There was no “Instant Pleasure” at the Rufus Wainwright show Wednesday night, in more ways than one. First of all, Rufus didn’t come onstage until 10:15. No, he sent Teddy Thompson (listed as tour “support”) onstage. Teddy Thompson is like every young, white, male folk musician I’ve heard in the past two or three years — Alexi Murdoch, Patrick Park, just go to cdbaby.com and they’re all there. Teddy’s one highlight was “I Wish It Was Over,” which sounded an awful lot like “Here Comes the Sun,” except not hopeful. For the duration of the song, I was happily convinced that he was about to be over. But he didn’t leave. Oh no. Not until he’d played for about an hour. At least he was cute, and British, if that does it for you.
The stage area was encompassed by an under-21 crowd, a sea of predominantly male fans. Most of the female fans, recognizing the futility of fighting for a closer spot, were stuck in the back. By the time the talented Mr. Wainwright finally reached the stage, I was good and depressed, so much so that his cheery red shirt lifted my spirits and seemed like an omen for fun to come. I wasn’t the only wishful one there. “Look at his beautiful haircut,” said one of my girlfriends, “Oh, he’s so beautiful.” “Who else do I have to be a groupie for?” pondered a lovestruck male friend. “Oh, you guys are so sweet,” said Rufus himself. “Really, really, college students, mmm.”
Mr. Wainwright was unable to make last year’s scheduled show because of substance abuse problems, and he has recently come out of rehab. Yet, according to a lucky friend closer to the stage, Rufus wasn’t acting so sober, and flailed around a bit. I couldn’t see most of the time, but he did forget his keyboardist’s surname, he did bum a cigarette off the crowd, and he did kick his band offstage after “Poses” (“Off, off!” he drawled) to play another really sad piano song, at which point people started leaving. He didn’t sound as slack-jawed as he does on some live recordings, but he certainly didn’t sound like he’s been playing around with any SSRI’s, either. “Smile. Be happy,” said Rufus, before playing “Want,” a definite downer.
Wainwright, backed by two guitars, bass, keyboard, drums, his sister Martha and another vocalist, opened up with the dark “Vicious World.” (Teddy Thompson was up on stage too, but fortunately he sang backup vocals and played guitar.) Things seemed to perk up with “Movies of Myself,” the third song, but Rufus wasn’t feeling the happy that night. The song sort of fell apart at the end. Rufus explained, “We’re figuring out the end — but it ends right about there.” This also happened with “April Fools,” another relatively upbeat piece. “Movies of Myself” is on his new album, “Want One,” but “April Fools” is from his self-titled debut album — leaving us to wonder when exactly “Movies of Myself” will be figured out.
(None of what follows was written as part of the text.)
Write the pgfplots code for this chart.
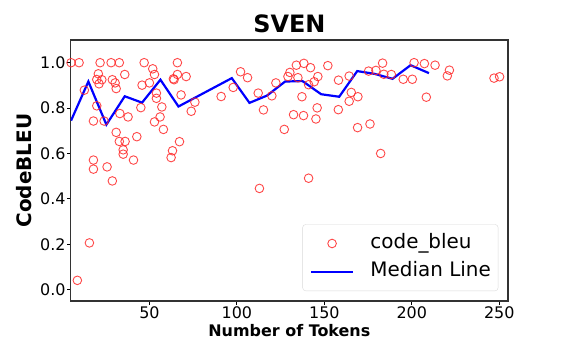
\documentclass[border=0pt]{standalone}
\usepackage{fontspec}
\setmainfont{DejaVu Sans}
\usepackage{pgfplots}
\pgfplotsset{compat=1.18}
\definecolor{ptred}{RGB}{255,40,40}
\definecolor{medblue}{RGB}{0,0,255}
\definecolor{frame}{RGB}{51,51,51}
\pgfplotsset{
    markleg/.style={legend image code/.code={\draw[mark repeat=2,mark phase=2,##1] plot coordinates {(0bp,0bp)(21bp,0bp)(42bp,0bp)};}},
    lineleg/.style={legend image code/.code={\draw[##1] (0bp,0bp) -- (42bp,0bp);}},
}

\begin{document}
\begin{tikzpicture}
\begin{axis}[
    at={(0,0)}, anchor=south west,
    scale only axis,
    width=437.3bp, height=261bp,
    xmin=5, xmax=255,
    ymin=-0.05, ymax=1.1,
    xtick={50,100,150,200,250},
    ytick={0,0.2,0.4,0.6,0.8,1.0},
    yticklabel style={/pgf/number format/.cd, fixed, fixed zerofill, precision=1},
    /pgf/number format/assume math mode=true,
    tick pos=left,
    tick align=outside,
    major tick length=3.5bp,
    tick style={black, line width=0.8bp},
    axis line style={frame, line width=1.1bp},
    ticklabel style={font=\fontsize{16}{19}\selectfont, inner sep=1.5bp},
    title={\bfseries SVEN},
    title style={font=\fontsize{24}{28}\selectfont, at={(axis description cs:0.5,1)}, anchor=base, yshift=2bp},
    xlabel={\bfseries Number of Tokens},
    xlabel style={font=\fontsize{16}{19}\selectfont, at={(axis description cs:0.5,0)}, anchor=base, yshift=-35bp},
    ylabel={\bfseries CodeBLEU},
    ylabel style={font=\fontsize{20}{24}\selectfont, at={(axis description cs:-0.1068,0.5)}, anchor=center},
    legend style={at={(axis description cs:1,0)}, anchor=south east,
        xshift=-9.7bp, yshift=10bp,
        draw=black!15, rounded corners=3bp,
        font=\fontsize{20}{24}\selectfont,
        inner xsep=7.3bp, inner ysep=9.5bp, row sep=9.3bp,
        nodes={inner sep=0bp, text height=14.5bp, text depth=4.5bp},
        /tikz/every odd column/.append style={column sep=16.3bp}},
    legend cell align=left,
]
\addplot[only marks, mark=o, mark size=4.3bp, draw=ptred, draw opacity=0.85, line width=0.9bp, markleg]
coordinates {
(5.2,1.0) (9.8,1.0) (21.8,1.0) (28.1,1.0) (32.8,1.0) (47,1.0) (51.9,0.973) (52.9,0.948)
(66,1.0) (20.8,0.951) (19.9,0.926) (22.8,0.925) (21.2,0.907) (28.8,0.925) (30.4,0.911)
(31,0.886) (35.9,0.948) (12.8,0.879) (45.8,0.901) (50,0.911) (19.9,0.810) (18,0.743)
(24.1,0.743) (33.1,0.776) (37.8,0.761) (45.1,0.802) (54,0.866) (54,0.843) (57.1,0.805)
(56.1,0.761) (52.9,0.739) (58,0.706) (31,0.693) (32.8,0.653) (36.1,0.653) (35,0.616)
(35,0.597) (42.8,0.674) (40.9,0.571) (18,0.571) (18,0.531) (25.8,0.541) (28.8,0.479)
(63.2,0.612) (62.4,0.582) (66,0.948) (71,0.939) (63.7,0.929) (64.1,0.925) (68.1,0.858)
(76,0.826) (73.9,0.786) (91,0.851) (102.1,0.960) (106.1,0.934) (97.9,0.891) (112.2,0.866)
(120,0.854) (122.3,0.911) (115.2,0.792) (67.2,0.652) (112.9,0.446) (129.2,0.939)
(130.3,0.957) (134,0.989) (138.3,0.997) (142.1,0.978) (134.9,0.934) (146.3,0.939)
(144.2,0.916) (141,0.903) (152,0.987) (158.1,0.923) (164.2,0.941) (137.2,0.850)
(132.4,0.771) (138.1,0.767) (145.9,0.801) (145.2,0.752) (127.1,0.706) (158,0.793)
(165.4,0.869) (164.2,0.830) (169.2,0.850) (169,0.714) (176.1,0.730) (182.2,0.600)
(141,0.491) (175.3,0.963) (179.5,0.966) (183.3,0.998) (184,0.949) (188.3,0.948)
(201.3,1.0) (207.2,0.996) (213.3,0.989) (221.5,0.967) (220.3,0.942) (195.1,0.927)
(200.3,0.927) (208.3,0.848) (247,0.932) (250.2,0.938) (8.8,0.041) (15.7,0.206)
};
\addlegendentry{code\_bleu}
\addplot[medblue, line width=2.2bp, mark=none, lineleg]
coordinates {
(5.2,0.745) (15.1,0.917) (25.4,0.727) (35.9,0.852) (45.8,0.824) (56.3,0.925)
(66.6,0.807) (97.1,0.932) (107.2,0.823) (117.2,0.855) (127.6,0.917) (137.5,0.919)
(148.2,0.861) (158.5,0.850) (168.8,0.963) (178.6,0.951) (189,0.929) (199.3,0.989)
(209.8,0.954)
};
\addlegendentry{Median Line}
\end{axis}
\pgfresetboundingbox
\path[use as bounding box] (-70.7bp,-38bp) rectangle (494.3bp,301bp);
\end{tikzpicture}
\end{document}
Regardless, Wainwright simply seemed to lack the energy to pull off these songs. Maybe he felt constrained by the need to promote his new album. “I figure I spent $900,000 on this record, I might as well use some of it on tour,” he said. Or maybe it was the limitations of Toad’s: “Okay, now part of this show is that at some point there’s gonna be lights — so just suspend your belief and believe that there’s an orchestra onstage and, uh, a choir.” Then again, maybe he just felt constrained: “I wanted this next song on ‘Want One,’ but due to the nature of the conservative world we live in, it’ll be on ‘Want Two,’ he announced before “Gay Messiah.” Ê
The songs that kept me standing up included “Vibrate,” which, beyond having characteristically witty lyrics (“My phone’s on vibrate for you/ –I tried to dance Britney Spears/ I guess I’m getting on in years/–“), is just a lovely song. “Go Or Go Ahead” was also great live. Wainwright announced, “This is my attempt — my successful attempt — at rockin’ out,” and he wasn’t wrong, although the sound got a little too distorted at times. “April Fool’s,” which had four guitarists, was a little more rock than “Go or Go Ahead,” even if, as mentioned earlier, it did fall apart at the end. “One Man Guy,” a song written by his father, was hauntingly beautiful when Martha sang along with Rufus. Another highlight was “Beautiful Child,” which Rufus said he wrote on mushrooms.
Despite various requests for “Foolish Love” and “Instant Pleasure,” Rufus said “I’m just not feelin’ that tonight.” It wasn’t a bad show; it just wasn’t a show I’d want to see without a chair, alcohol, and the (apparently) delicious pain of unrequited love for Rufus. Unfortunately, I had only one of the three, and not enough of it.